= Exercise task =
Without the pictures, extract every line from the start of the material to the line containing "from matplotlib.ticker import", both ends included.

= Supplied entries =

--

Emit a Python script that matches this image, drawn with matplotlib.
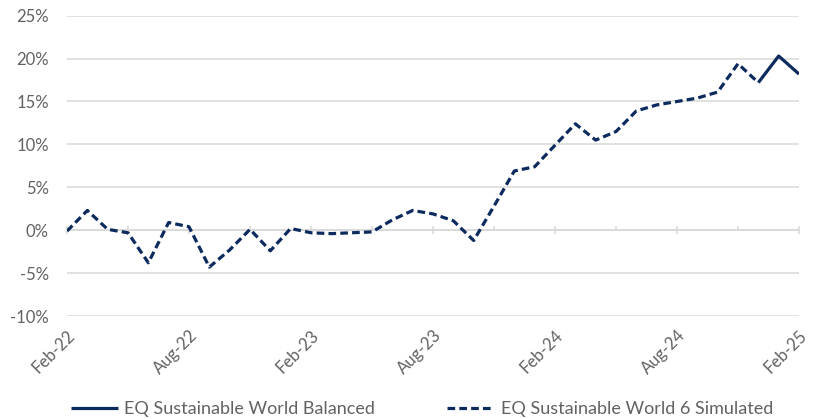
import matplotlib
matplotlib.use("Agg")
import matplotlib.pyplot as plt
import numpy as np
from matplotlib.ticker import FixedLocator, FuncFormatter

# ---- data ----
months = ["Feb-22", "Mar-22", "Apr-22", "May-22", "Jun-22", "Jul-22", "Aug-22", "Sep-22",
          "Oct-22", "Nov-22", "Dec-22", "Jan-23", "Feb-23", "Mar-23", "Apr-23", "May-23",
          "Jun-23", "Jul-23", "Aug-23", "Sep-23", "Oct-23", "Nov-23", "Dec-23", "Jan-24",
          "Feb-24", "Mar-24", "Apr-24", "May-24", "Jun-24", "Jul-24", "Aug-24", "Sep-24",
          "Oct-24", "Nov-24", "Dec-24", "Jan-25", "Feb-25"]
simulated = [-0.1, 2.3, 0.1, -0.3, -3.8, 0.9, 0.4, -4.3,
             -2.3, 0.1, -2.4, 0.2, -0.3, -0.4, -0.3, -0.2,
             1.2, 2.3, 1.9, 1.1, -1.2, 2.8, 6.9, 7.4,
             9.9, 12.4, 10.5, 11.5, 13.9, 14.6, 15.0, 15.4,
             16.1, 19.4, 17.2]
balanced_months = ["Dec-24", "Jan-25", "Feb-25"]
balanced = [17.2, 20.3, 18.2]
tick_labels = ["Feb-22", "Aug-22", "Feb-23", "Aug-23", "Feb-24", "Aug-24", "Feb-25"]
y_ticks = [-10, -5, 0, 5, 10, 15, 20, 25]

label_names = ["EQ Sustainable World Balanced", "EQ Sustainable World 6 Simulated"]

# ---- style ----
navy = "#0B2A5E"
grid_c = "#D9D9D9"
text_c = "#626262"
font = ["Lato", "DejaVu Sans"]
plt.rcParams["font.family"] = font

fig = plt.figure(figsize=(8.13, 4.19), dpi=100)
ax = fig.add_axes([67 / 813, 1 - 316 / 419, (799 - 67) / 813, (316 - 15.7) / 419])

x_sim = [months.index(m) for m in months[:len(simulated)]]
x_bal = [months.index(m) for m in balanced_months]

ax.plot(x_bal, balanced, color=navy, lw=2.3, solid_capstyle="butt", zorder=3,
        label=label_names[0])
ax.plot(x_sim, simulated, color=navy, lw=2.3, linestyle=(0, (2.4, 1.3)), zorder=3,
        label=label_names[1])

ax.set_xlim(0, len(months) - 1)
ax.set_ylim(min(y_ticks), max(y_ticks))
ax.set_yticks(y_ticks)
ax.yaxis.set_major_formatter(FuncFormatter(lambda v, p: f"{v:.0f}%"))
ax.set_xticks([months.index(m) for m in tick_labels])
ax.set_xticklabels(tick_labels, rotation=45, ha="right", va="top", rotation_mode="anchor")

ax.grid(axis="y", color=grid_c, lw=1.1)
ax.set_axisbelow(True)
for s in ax.spines.values():
    s.set_visible(False)
ax.tick_params(axis="both", length=0, colors=text_c, labelsize=12)
ax.tick_params(axis="y", pad=13)
ax.tick_params(axis="x", pad=8)

# horizontal axis line at 0 with tick marks
frac0 = (0 - min(y_ticks)) / (max(y_ticks) - min(y_ticks))
sec = ax.secondary_xaxis(frac0)
sec.spines["bottom"].set_color(grid_c)
sec.spines["bottom"].set_linewidth(1.1)
sec.set_xticks([months.index(m) for m in tick_labels])
sec.xaxis.set_minor_locator(FixedLocator(list(range(3, len(months), 6))))
sec.tick_params(axis="x", which="major", direction="inout", length=6, width=1.1,
                color=grid_c, labelbottom=False)
sec.tick_params(axis="x", which="minor", direction="in", length=3, width=1.1,
                color=grid_c, labelbottom=False)
sec.set_zorder(0.8)

leg = fig.legend(loc="lower center", ncol=2, frameon=False, fontsize=13,
                 bbox_to_anchor=(0.519, -0.035), handlelength=2.6, handletextpad=0.35,
                 columnspacing=4.0)
for t in leg.get_texts():
    t.set_color(text_c)

fig.savefig("out.png", dpi=100)
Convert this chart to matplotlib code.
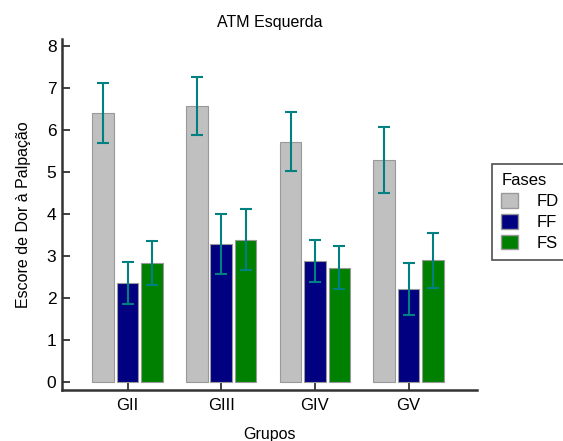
import matplotlib
matplotlib.use("Agg")
import matplotlib.pyplot as plt
import numpy as np
from matplotlib.patches import Patch

plt.rcParams['font.family'] = ['Liberation Sans', 'DejaVu Sans']

groups = ["GII", "GIII", "GIV", "GV"]
phases = ["FD", "FF", "FS"]
means = {
    "FD": [6.41, 6.57, 5.72, 5.28],
    "FF": [2.36, 3.28, 2.87, 2.21],
    "FS": [2.83, 3.38, 2.72, 2.89],
}
errors = {
    "FD": [0.72, 0.70, 0.70, 0.78],
    "FF": [0.50, 0.71, 0.50, 0.62],
    "FS": [0.53, 0.73, 0.52, 0.66],
}
yticks = [0, 1, 2, 3, 4, 5, 6, 7, 8]

colors = {"FD": "#c0c0c0", "FF": "#000080", "FS": "#008000"}
err_color = "#008080"
spine_color = "#333333"

fig = plt.figure(figsize=(5.63, 4.41), dpi=100)
ax = fig.add_axes([62 / 563, 1 - 390 / 441, (477 - 62) / 563, (390 - 39) / 441])

x = np.arange(len(groups))
width = 0.23
offset = 0.26
for i, ph in enumerate(phases):
    pos = x + (i - 1) * offset
    ax.bar(pos, means[ph], width=width, color=colors[ph],
           edgecolor="#999999", linewidth=0.8, zorder=2)
    ax.errorbar(pos, means[ph], yerr=errors[ph], fmt="none",
                ecolor=err_color, elinewidth=1.5, capsize=4, capthick=1.5, zorder=3)

ax.set_xlim(-0.7, 3.73)
ax.set_ylim(-0.2, 8.17)
ax.set_xticks(x)
ax.set_xticklabels(groups, fontsize=12)
ax.set_yticks(yticks)
ax.set_yticklabels([str(t) for t in yticks], fontsize=12.5)

for side in ("top", "right"):
    ax.spines[side].set_visible(False)
for side in ("left", "bottom"):
    ax.spines[side].set_color(spine_color)
    ax.spines[side].set_linewidth(1.8)
ax.tick_params(axis="both", direction="in", length=6, width=1.3,
               color=spine_color)
ax.tick_params(axis="y", pad=4)
ax.tick_params(axis="x", pad=6)

ax.set_title("ATM Esquerda", fontsize=11.5, pad=9)
ax.set_xlabel("Grupos", fontsize=11.5, labelpad=10)
ax.set_ylabel("Escore de Dor à Palpação", fontsize=11.5, labelpad=11)

handles = [Patch(facecolor=colors[ph], edgecolor="#999999", label=ph) for ph in phases]
leg = fig.legend(handles=handles, title="Fases", loc="upper left",
                 bbox_to_anchor=(492 / 563, 1 - 164 / 441), fontsize=12,
                 title_fontsize=12, frameon=True, fancybox=False,
                 handlelength=1.0, handleheight=1.0, handletextpad=1.1,
                 borderpad=0.55, labelspacing=0.28, borderaxespad=0)
leg._legend_box.align = "left"
leg.get_frame().set_edgecolor("#222222")
leg.get_frame().set_linewidth(1.2)

fig.savefig("out.png", dpi=100)
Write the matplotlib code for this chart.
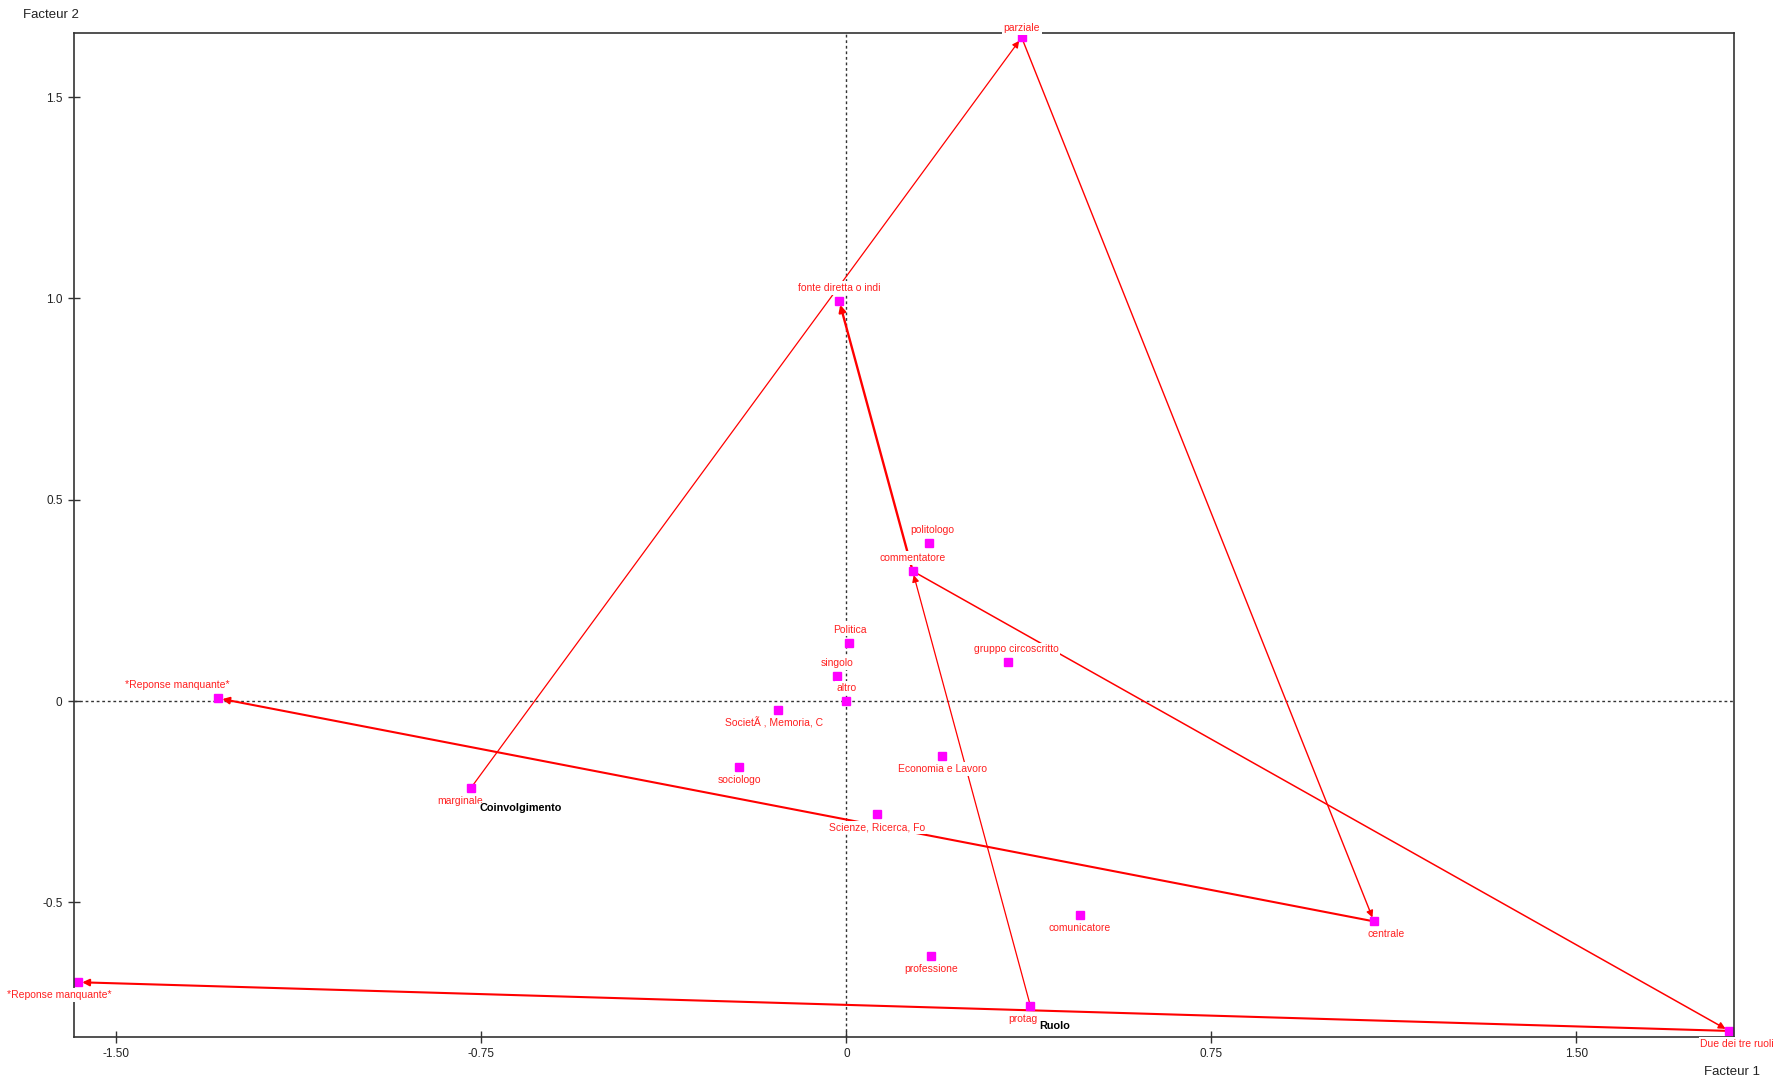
import matplotlib.pyplot as plt

plt.rcParams['font.family'] = ['Liberation Sans Narrow', 'Liberation Sans', 'DejaVu Sans']

# modality coordinates on the two factors
labels = ["parziale", "fonte diretta o indi", "politologo", "commentatore", "Politica",
          "singolo", "altro", "gruppo circoscritto", "*Reponse manquante*", "SocietÃ , Memoria, C",
          "sociologo", "Economia e Lavoro", "marginale", "Scienze, Ricerca, Fo", "centrale",
          "comunicatore", "professione", "protag", "*Reponse manquante*", "Due dei tre ruoli"]
f1 = [0.360, -0.015, 0.170, 0.136, 0.006, -0.020, 0.000, 0.332, -1.291, -0.141,
      -0.220, 0.197, -0.772, 0.062, 1.084, 0.480, 0.174, 0.378, -1.579, 1.814]
f2 = [1.648, 0.994, 0.393, 0.323, 0.145, 0.063, 0.001, 0.096, 0.007, -0.022,
      -0.163, -0.136, -0.216, -0.281, -0.547, -0.531, -0.634, -0.757, -0.698, -0.819]

# trajectories (index from -> index to)
segments = [(12, 0), (0, 14), (14, 8),           # Coinvolgimento
            (17, 3), (3, 1), (3, 19), (19, 18)]  # Ruolo
variables = ["Coinvolgimento", "Ruolo"]
var_start = [12, 17]

xticks = [-1.5, -0.75, 0, 0.75, 1.5]
xticklabels = ["-1.50", "-0.75", "0", "0.75", "1.50"]
yticks = [-0.5, 0, 0.5, 1.0, 1.5]
yticklabels = ["-0.5", "0", "0.5", "1.0", "1.5"]

# label placement in pixels (dx, dy)
above = {0, 1, 2, 3, 4, 5, 6, 7, 8}
dx = {2: 3, 7: 8, 9: -4, 8: -41, 18: -19, 19: 8, 14: 12, 12: -11, 17: -8}
dy = {0: 9}
seg_lw = [0.9, 1.0, 1.5, 0.9, 1.7, 1.1, 1.5]

fig = plt.figure(figsize=(17.79, 10.83), dpi=100)
ax = fig.add_axes([0.0414, 0.0425, 0.9331, 0.927])

ax.axhline(0, color='#333333', lw=1, ls=(0, (2, 2)), zorder=1)
ax.axvline(0, color='#333333', lw=1, ls=(0, (2, 2)), zorder=1)

for (a, b), lw in zip(segments, seg_lw):
    ax.annotate('', xy=(f1[b], f2[b]), xytext=(f1[a], f2[a]),
                arrowprops=dict(arrowstyle='-|>', color='red', lw=lw,
                                mutation_scale=10, shrinkA=0, shrinkB=3), zorder=2)

ax.plot(f1, f2, 's', color='#ff00ff', ms=5.5, zorder=3, linestyle='none')

for i, name in enumerate(labels):
    off = (dx.get(i, 0), dy.get(i, 13 if i in above else -13))
    ax.annotate(name, (f1[i], f2[i]), xytext=off, textcoords='offset pixels',
                ha='center', va='center', color='#ff2020', fontsize=7.5, zorder=4,
                bbox=dict(facecolor='white', edgecolor='none', pad=1.3), annotation_clip=False)

for name, i in zip(variables, var_start):
    ax.annotate(name, (f1[i], f2[i]), xytext=(9, -20), textcoords='offset pixels',
                ha='left', va='center', color='black', fontsize=7.8, fontweight='bold', zorder=5,
                bbox=dict(facecolor='white', edgecolor='none', pad=0.3))

ax.set_xlim(-1.588, 1.823)
ax.set_ylim(-0.834, 1.659)
ax.set_xticks(xticks)
ax.set_xticklabels(xticklabels)
ax.set_yticks(yticks)
ax.set_yticklabels(yticklabels)
ax.tick_params(direction='inout', length=8, width=1, color='#333333', labelsize=8.5,
               labelcolor='#222222', pad=4)
for s in ax.spines.values():
    s.set_color('#333333')
    s.set_linewidth(1.2)
    s.set_zorder(3.5)

fig.text(23 / 1779, 1 - 15 / 1083, 'Facteur 2', fontsize=9.5, va='center', ha='left', color='#222222')
fig.text(1704 / 1779, 1 - 1072 / 1083, 'Facteur 1', fontsize=9.5, va='center', ha='left', color='#222222')

plt.savefig('out.png', dpi=100)
plt.close()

--

= Response =
Emit a Python script that matches this image, drawn with matplotlib.
import matplotlib
matplotlib.use("Agg")
import matplotlib.pyplot as plt
import numpy as np
from matplotlib.ticker import FixedLocator, FuncFormatter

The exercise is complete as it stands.